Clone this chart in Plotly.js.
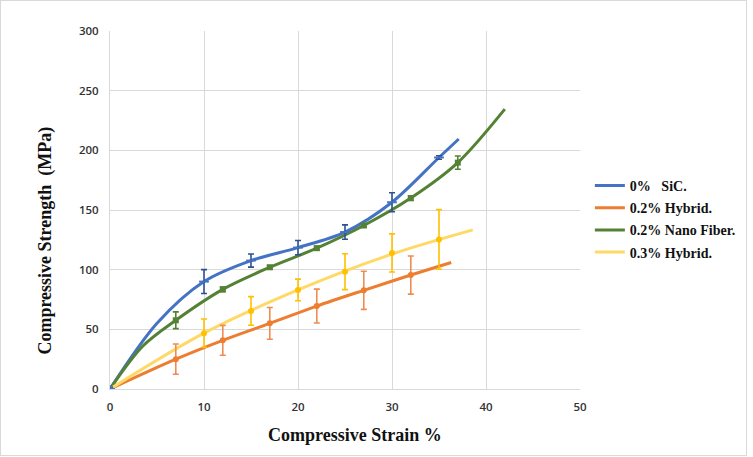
<!DOCTYPE html>
<html>
<head>
<meta charset="utf-8">
<script src="https://cdn.plot.ly/plotly-3.0.1.min.js"></script>
<style>
  html, body { margin: 0; padding: 0; background: #fff; }
  #wrap { position: relative; width: 753px; height: 457px; }
  #chart { width: 753px; height: 457px; }
  #frame { position: absolute; left: 0; top: 0; width: 745px; height: 454px;
           border: 1px solid #d9d9d9; pointer-events: none; }
</style>
</head>
<body>
<div id="wrap">
  <div id="chart"></div>
  <div id="frame"></div>
</div>
<script>
// Series names
const seriesNames = ['0%   SiC.', '0.2% Hybrid.', '0.2% Nano Fiber.', '0.3% Hybrid.'];

// Measured points (strain %, strength MPa, error MPa)
const sicStrain = [0, 10, 15, 20, 25, 30, 35];
const sicStress = [0, 90, 107.6, 118.5, 131.5, 156.5, 194];
const sicError  = [0, 10, 5.5, 6, 6, 8, 1.5];

const hyb02Strain = [0, 7, 12, 17, 22, 27, 32];
const hyb02Stress = [0, 25, 40.8, 55, 69.5, 82.7, 95.5];
const hyb02Error  = [0, 12.7, 12.5, 13.3, 14.2, 16, 16];

const fiberStrain = [0, 7, 12, 17, 22, 27, 32, 37];
const fiberStress = [0, 57.6, 83.5, 102, 118, 137, 160, 189.7];
const fiberError  = [0, 7, 2, 1.5, 1.5, 1.5, 2, 5.5];

const hyb03Strain = [0, 10, 15, 20, 25, 30, 35];
const hyb03Stress = [0, 46.8, 65.4, 83, 98.3, 114, 125.3];
const hyb03Error  = [0, 11.8, 12, 9.1, 15, 16, 25];

// Smoothed curves
const sicCurveX = [0, 5, 10, 15, 20, 25, 30, 35, 37.1];
const sicCurveY = [0, 55, 90, 107.6, 118.5, 131.5, 156.5, 194, 209.5];

const hyb02CurveX = [0, 7, 12, 17, 22, 27, 32, 36.3];
const hyb02CurveY = [0, 25, 40.8, 55, 69.5, 82.7, 95.5, 106];

const fiberCurveX = [0, 3.5, 7, 12, 17, 22, 27, 32, 37, 42];
const fiberCurveY = [0, 36, 57.6, 83.5, 102, 118, 137, 160, 189.7, 234.5];

const hyb03CurveX = [0, 10, 20, 30, 38.6];
const hyb03CurveY = [0, 46.8, 83, 113, 133.3];

// Axis ticks
const xTicks = [0, 10, 20, 30, 40, 50];
const yTicks = [0, 50, 100, 150, 200, 250, 300];

const lineColors  = ['#4472C4', '#ED7D31', '#548235', '#FFD966'];
const markColors  = ['#4472C4', '#ED7D31', '#548235', '#FFC000'];
const errColors   = ['#2F528F', '#F08C50', '#548235', '#FFC000'];

const curves = [
  [sicCurveX, sicCurveY], [hyb02CurveX, hyb02CurveY],
  [fiberCurveX, fiberCurveY], [hyb03CurveX, hyb03CurveY]
];
const points = [
  [sicStrain, sicStress, sicError], [hyb02Strain, hyb02Stress, hyb02Error],
  [fiberStrain, fiberStress, fiberError], [hyb03Strain, hyb03Stress, hyb03Error]
];
const symbols = ['line-ew', 'circle', 'square', 'circle'];

const traces = [];
// lines first, legend shows lines only
curves.forEach((c, i) => {
  traces.push({
    type: 'scatter', mode: 'lines', x: c[0], y: c[1], name: seriesNames[i],
    legendgroup: 'g' + i,
    line: { color: lineColors[i], width: 3, shape: 'spline', smoothing: 0.9 },
    hoverinfo: 'skip'
  });
});
points.forEach((p, i) => {
  traces.push({
    type: 'scatter', mode: 'markers', x: p[0], y: p[1], showlegend: false,
    legendgroup: 'g' + i,
    marker: {
      color: markColors[i], size: i === 0 ? 7 : 6, symbol: symbols[i],
      line: { color: markColors[i], width: i === 0 ? 2 : 0 }
    },
    error_y: { type: 'data', array: p[2], visible: true, color: errColors[i],
               thickness: 1.6, width: 3 }
  });
});
// dot at origin for the SiC series
traces.push({
  type: 'scatter', mode: 'markers', x: [sicStrain[0]], y: [sicStress[0]],
  showlegend: false, legendgroup: 'g0', marker: { color: '#4472C4', size: 7 }
});

const tickFont = { family: 'Open Sans, sans-serif', size: 11.5, color: '#333', weight: 600 };
const titleFont = { family: 'Liberation Serif, serif', size: 18, color: '#111', weight: 700 };

const layout = {
  width: 753, height: 457,
  margin: { l: 110, r: 173, t: 31, b: 68, autoexpand: false },
  paper_bgcolor: '#fff', plot_bgcolor: '#fff',
  showlegend: true,
  legend: {
    x: 0.021, xref: 'paper', y: 0.612, xanchor: 'left', yanchor: 'top',
    font: { family: 'Liberation Serif, serif', size: 14, color: '#111', weight: 700 },
    bgcolor: 'rgba(0,0,0,0)', borderwidth: 0, tracegroupgap: 1
  },
  xaxis: {
    range: [0, 50], tickvals: xTicks, ticktext: xTicks.map(String),
    showgrid: true, gridcolor: '#d9d9d9', gridwidth: 1,
    zeroline: false, showline: true, linecolor: '#d9d9d9', linewidth: 1,
    ticks: 'outside', ticklen: 7, tickcolor: 'rgba(0,0,0,0)',
    tickfont: tickFont, fixedrange: true
  },
  yaxis: {
    range: [0, 300], tickvals: yTicks, ticktext: yTicks.map(String),
    showgrid: true, gridcolor: '#d9d9d9', gridwidth: 1,
    zeroline: false, showline: true, linecolor: '#d9d9d9', linewidth: 1,
    ticks: 'outside', ticklen: 8, tickcolor: 'rgba(0,0,0,0)',
    tickfont: tickFont, fixedrange: true
  },
  annotations: [
    { text: 'Compressive Strain %', xref: 'paper', yref: 'paper',
      x: 0.521, y: -0.128, xanchor: 'center', yanchor: 'middle',
      showarrow: false, font: titleFont },
    { text: 'Compressive Strength  (MPa)', xref: 'paper', yref: 'paper',
      x: -0.138, y: 0.415, xanchor: 'center', yanchor: 'middle', textangle: -90,
      showarrow: false, font: titleFont }
  ]
};
// legend sits just right of the plot area
layout.legend.x = 1 + layout.legend.x;

Plotly.newPlot('chart', traces, layout, { displayModeBar: false, staticPlot: true });
</script>
</body>
</html>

◆ EXERCISE OBJECTIVE ◆
Restate exactly, please, only the lines between the start of the data and the line containing "1.5, 2, 5.5];", both ends included, skipping the pictures.

◆ CORRECT OUTPUT ◆
Clone this chart in Plotly.js.
<!DOCTYPE html>
<html>
<head>
<meta charset="utf-8">
<script src="https://cdn.plot.ly/plotly-3.0.1.min.js"></script>
<style>
  html, body { margin: 0; padding: 0; background: #fff; }
  #wrap { position: relative; width: 753px; height: 457px; }
  #chart { width: 753px; height: 457px; }
  #frame { position: absolute; left: 0; top: 0; width: 745px; height: 454px;
           border: 1px solid #d9d9d9; pointer-events: none; }
</style>
</head>
<body>
<div id="wrap">
  <div id="chart"></div>
  <div id="frame"></div>
</div>
<script>
// Series names
const seriesNames = ['0%   SiC.', '0.2% Hybrid.', '0.2% Nano Fiber.', '0.3% Hybrid.'];

// Measured points (strain %, strength MPa, error MPa)
const sicStrain = [0, 10, 15, 20, 25, 30, 35];
const sicStress = [0, 90, 107.6, 118.5, 131.5, 156.5, 194];
const sicError  = [0, 10, 5.5, 6, 6, 8, 1.5];

const hyb02Strain = [0, 7, 12, 17, 22, 27, 32];
const hyb02Stress = [0, 25, 40.8, 55, 69.5, 82.7, 95.5];
const hyb02Error  = [0, 12.7, 12.5, 13.3, 14.2, 16, 16];

const fiberStrain = [0, 7, 12, 17, 22, 27, 32, 37];
const fiberStress = [0, 57.6, 83.5, 102, 118, 137, 160, 189.7];
const fiberError  = [0, 7, 2, 1.5, 1.5, 1.5, 2, 5.5];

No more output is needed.